Path towards future
Created on 2018-01-09 18:49
Published on 2018-01-09 19:54
I am a long time Unix (Linux mostly) user. I have started with Linux somewhere in 1995 having the first distribution on about 40 1.44 MBytes disks. After about one week of struggle I succeeded to run fvwm under X. Then I become a fan. Everything seemed natural and easier in Linux than in DOS or even Windows.
As the time passed I learnt more and more about Unices. I worked with FreeBSD, OS-X and Solaris. Each of these had some features that I really wanted to be available in Linux.
When I first worked with Solaris 10 I hated SMF. But after some time I discovered that it was better than the BSD init or SystemV init on Linux. I liked the declarative approach and simple dependency between services. I looked for some similar solutions on Linux but I was not able to find something at the same level. Apple's launchd was promising but licensing issues and plist editing were show stoppers. Upstart seemed always half cooked, somewhere between init and SMF. OpenRC was good but quite niched. So when "systemd" appeared I felt that it really happened for Linux to gain a major uplift. systemd solved many things I was missing in old init systems. Automatic daemon restarts and monitoring (I used to have monit for this), uniform syntax for service startup files (INI syntax is easier to maintain than XML especially over slow lines to remote systems using vim), device management, no more fancy shell scripting in the files, programability (it offered APIs). Working with systemd made some of the mundane tasks of creating installable packages bearable. When I started to use ansible tools I also remarked how easy was to control the behaviour of the system through systemd interfaces and tools. Farewell init! I have never looked back on it since then. Frankly I do not understand why people hate systemd so much. For me it solved most of the issues so I am on its bandwagon.

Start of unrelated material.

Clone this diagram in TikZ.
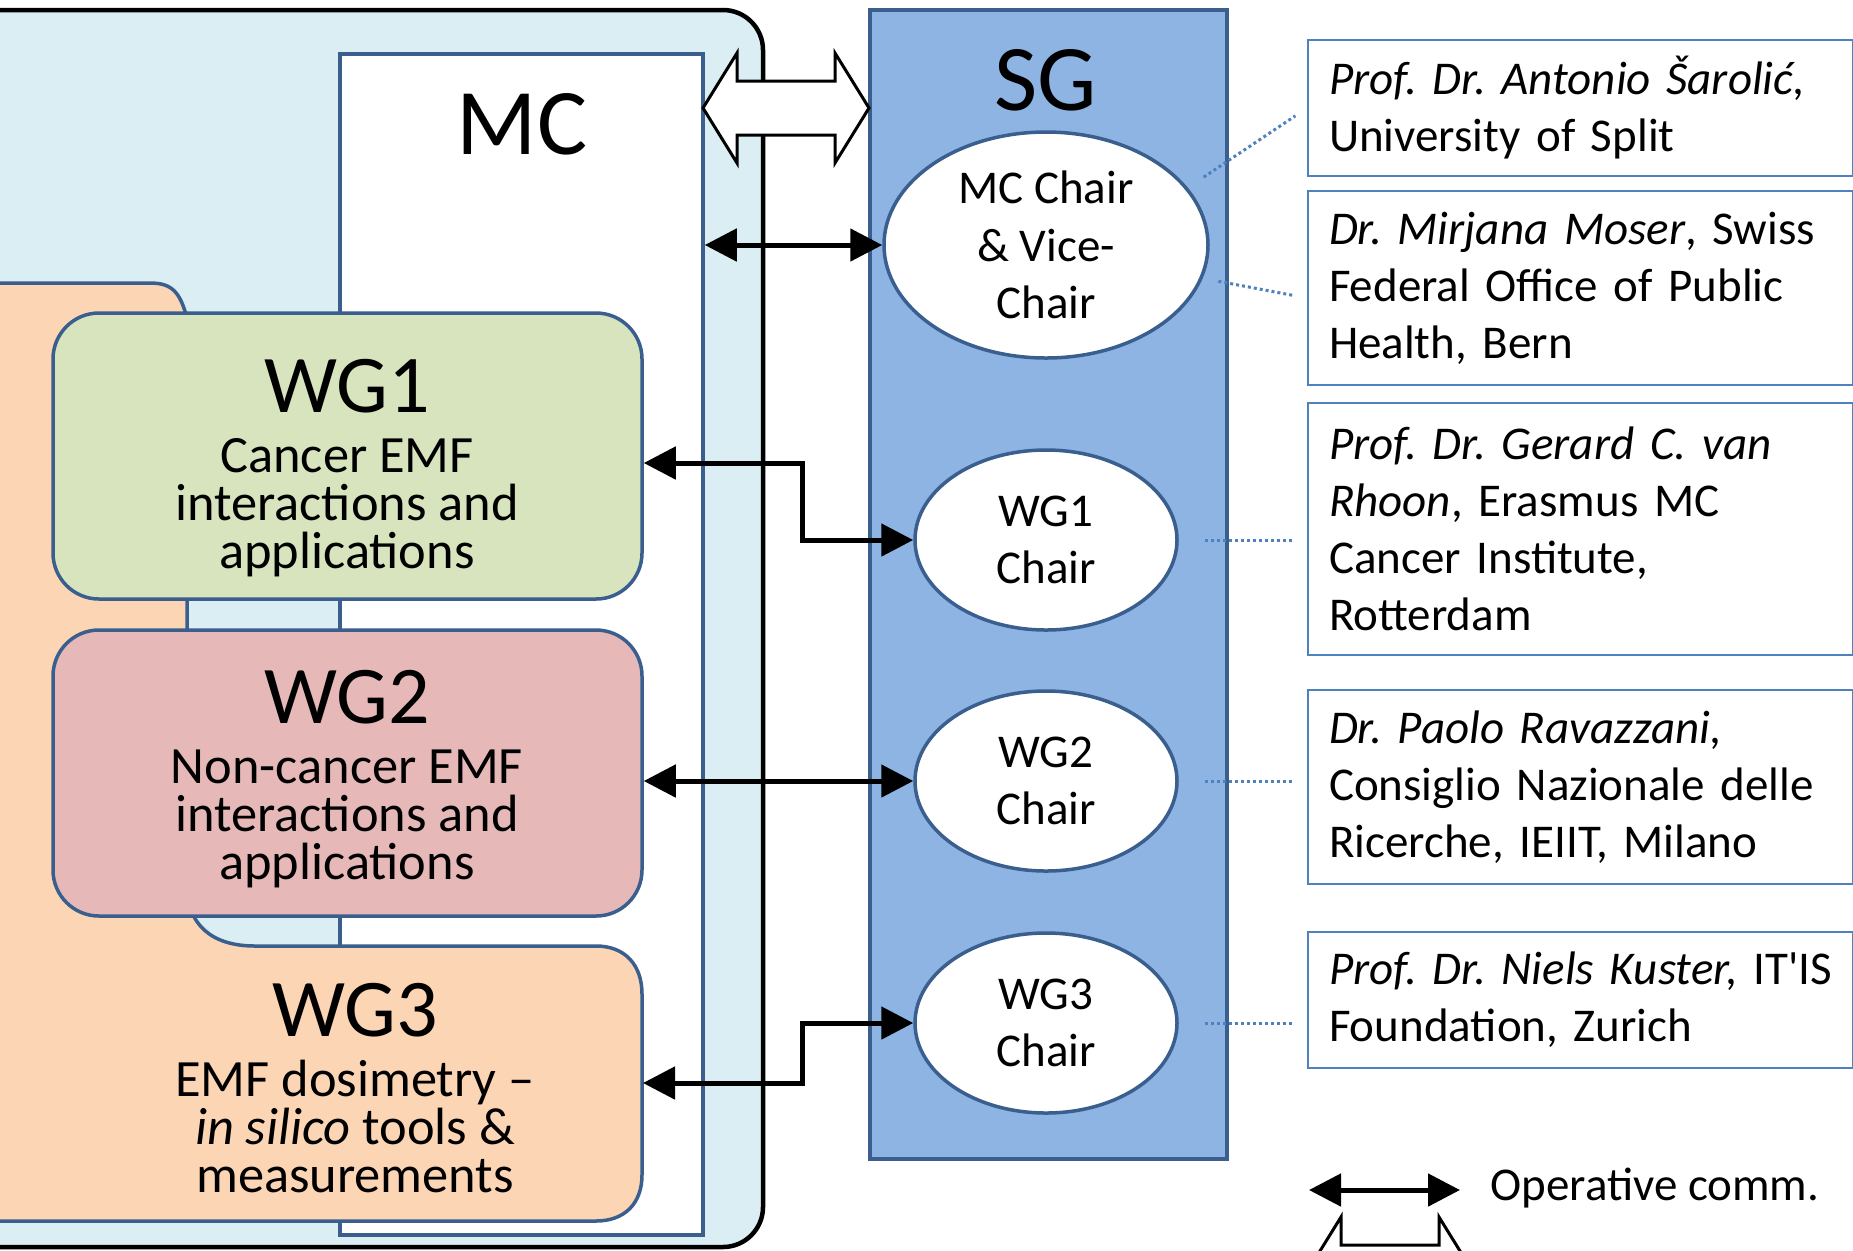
\documentclass[tikz,border=0pt]{standalone}
\usepackage{fontspec}
\newfontfamily\carlito{Carlito}
\usetikzlibrary{arrows.meta,shapes.geometric}

\definecolor{paleblue}{HTML}{DBEEF4}
\definecolor{sgblue}{HTML}{8EB4E3}
\definecolor{edgeblue}{HTML}{3A5F8E}
\definecolor{boxblue}{HTML}{4F81BD}
\definecolor{wggreen}{HTML}{D7E4BD}
\definecolor{wgpink}{HTML}{E6B9B8}
\definecolor{wgpeach}{HTML}{FCD5B5}
\newcommand\tightlines{\lineskiplimit=-20pt\relax}
\frenchspacing

\begin{document}
\begin{tikzpicture}[x=0.5pt,y=-0.5pt,font=\carlito,
  edge/.style={draw=edgeblue,line width=1.75pt},
  wgbox/.style={edge,rounded corners=23pt,minimum width=294.5pt,minimum height=143pt},
  wgtitle/.style={font=\carlito\fontsize{41}{49}\selectfont},
  wgtext/.style={align=center,font=\carlito\fontsize{26.2}{24}\selectfont\tightlines},
  biglabel/.style={font=\carlito\fontsize{47}{56}\selectfont},
  chair/.style={ellipse,edge,fill=white,inner sep=0pt,align=center,
    font=\carlito\fontsize{23.5}{28.75}\selectfont},
  info/.style={draw=boxblue,line width=1pt,anchor=west,text width=251.5pt,
    inner xsep=10.5pt,align=left,font=\carlito\fontsize{23.5}{28.5}\selectfont},
  link/.style={line width=2.5pt,{Triangle[length=16pt,width=16pt]}-{Triangle[length=16pt,width=16pt]}},
  tie/.style={draw=boxblue,line width=1.5pt,dash pattern=on 1.5pt off 1.5pt},
  fat arrow/.pic={
    \draw[line width=1.5pt,line join=miter,fill=white]
      (-83,0) -- (-49,-55) -- (-49,-27) -- (49,-27) -- (49,-55) -- (83,0)
      -- (49,55) -- (49,27) -- (-49,27) -- (-49,55) -- cycle;
  }]
\useasboundingbox (0,0) rectangle (1853,1250);
\clip (0,0) rectangle (1853,1250);

% MC side
\draw[line width=2.25pt,fill=paleblue,rounded corners=20pt] (-80,10) rectangle (763,1247);
\node[edge,fill=white,minimum width=181.5pt,minimum height=590.5pt] (mc) at (521.5,644.5) {};
\node[biglabel] (mclabel) at (522,124) {MC};

\draw[edge,fill=wgpeach] (-10,283) -- (150,283) .. controls (172,283) and (180,292) .. (187,318)
  -- (187,885) .. controls (187,925) and (212,946) .. (255,946)
  -- (596,946) .. controls (625,946) and (642,965) .. (642,994)
  -- (642,1175) .. controls (642,1203) and (625,1221) .. (596,1221)
  -- (-10,1221) -- cycle;
\node[wgbox,fill=wggreen] (wg1) at (347.5,456) {};
\node[wgbox,fill=wgpink] (wg2) at (347.5,773) {};

\node[wgtitle] (wg1title) at (347,386) {WG1};
\node[wgtext] (wg1text) at (347,508) {Cancer EMF\\interactions and\\applications};
\node[wgtitle] (wg2title) at (347,697) {WG2};
\node[wgtext] (wg2text) at (347,819) {Non-cancer EMF\\interactions and\\applications};
\node[wgtitle] (wg3title) at (355,1010) {WG3};
\node[wgtext] (wg3text) at (355,1126) {EMF dosimetry –\\\textit{in silico} tools \&\\measurements};
\coordinate (wg3port) at (643,1083);

% SG side
\node[edge,line width=2pt,fill=sgblue,minimum width=178.5pt,minimum height=574.5pt] (sg) at (1048.5,584.5) {};
\node[biglabel] (sglabel) at (1046,80) {SG};
\node[chair,minimum width=162pt,minimum height=113pt] (mcchair) at (1046,245) {MC Chair\\\& Vice-\\Chair};
\node[chair,minimum width=131pt,minimum height=90pt] (wg1chair) at (1046,540) {WG1\\Chair};
\node[chair,minimum width=131pt,minimum height=90pt] (wg2chair) at (1046,781) {WG2\\Chair};
\node[chair,minimum width=131pt,minimum height=90pt] (wg3chair) at (1046,1023) {WG3\\Chair};

\pic at (786,108) {fat arrow};
\draw[link] (mc.east |- mcchair.west) -- (mcchair.west);
\draw[link] ([yshift=-3.5pt]wg1.east) -- ++(159,0) |- (wg1chair.west);
\draw[link] (wg2.east |- wg2chair.west) -- (wg2chair.west);
\draw[link] (wg3port) -- ++(159,0) |- (wg3chair.west);

% people
\node[info,minimum height=68pt] (prof1) at (1307,108) {\textit{Prof. Dr. Antonio Šarolić,}\\University of Split};
\node[info,minimum height=97pt] (prof2) at (1307,288) {\textit{Dr. Mirjana Moser}, Swiss\\Federal Office of Public\\Health, Bern};
\node[info,minimum height=126pt] (prof3) at (1307,529) {\textit{Prof. Dr. Gerard C. van}\\\textit{Rhoon}, Erasmus MC\\Cancer Institute,\\Rotterdam};
\node[info,minimum height=97pt] (prof4) at (1307,787) {\textit{Dr. Paolo Ravazzani,}\\Consiglio Nazionale delle\\Ricerche, IEIIT, Milano};
\node[info,minimum height=68pt] (prof5) at (1307,1000) {\mbox{\textit{Prof. Dr. Niels Kuster,} IT'IS}\\Foundation, Zurich};

\draw[tie,shorten <=9.5pt,shorten >=7pt] (mcchair.22) -- (prof1.west);
\draw[tie,shorten <=8pt,shorten >=7pt] (mcchair.-12) -- ([yshift=-5pt]prof2.west);
\draw[tie,shorten <=13pt,shorten >=7.5pt] (wg1chair.east) -- (wg1chair.east -| prof3.west);
\draw[tie,shorten <=13pt,shorten >=7.5pt] (wg2chair.east) -- (wg2chair.east -| prof4.west);
\draw[tie,shorten <=13pt,shorten >=7.5pt] (wg3chair.east) -- (wg3chair.east -| prof5.west);

% legend
\coordinate (legleft) at (1309,1190);
\coordinate (legright) at (1460,1190);
\draw[link] (legleft) -- (legright);
\node[anchor=west,inner sep=0pt,font=\carlito\fontsize{23.5}{28.5}\selectfont] (operative) at (1490,1188) {Operative comm.};
\pic at (1390,1272) {fat arrow};
\end{tikzpicture}
\end{document}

Another thing I wished for is easy install of application as OS-X drag and drop. On Unices this is still problematic. Deb, rpm and other package formats are managed by a myriad of tools (yum, dnf, apt, aur, zypper, pkg, ips, ...) each one with different syntax and options. A nightmare. Then, around 2008 I discovered GoboLinux, a distribution that really did something in the direction of simpler package management. Gobo abolished FHS and offered a better alernative. Every application is installed in its own directory and from there is symlinked to a central location. Traditional Unix directories are hidden from the user at kernel level hence offering a clean view over the system. Pretty neat. Even nowadays some things as flatpack cannot achieve this.
A third thing I wished for was dtrace on Linux. Solaris, FreeBSD and OS-X have it but on Linux there was no similar software. Not even something as mdb was available on Linux. Dtrace made the supervision of systems easy. It was lightweight and extensible. I was able to monitor realtime priority processes on Solaris with as little as 5% performance hit. Only recently dtrace started to be developed on Linux but it's not yet ready for primetime. That's kind of sad as it would be invaluable in the current context of cloud application where metrics and performance are crucial for scalability decisions. Dtrace would enable telemetry at a very low cost even for applications that were not built with telemetry options.
I have the impression that Linux is slowly moving towards something more future oriented while still keeping ties with its Unix origins. I do not feel that these are breaking Unix philosophy but rather offer an up to date tooling while holding the same old truths and principles in place.
As Arthur Schopenhauer said: "All truth passes through three stages. First, it is ridiculed. Second, it is violently opposed. Third, it is accepted as being self-evident". The same in my opinion will happen with some of these. They will become parts of the next generation Linux distributions overcoming all the present opposition.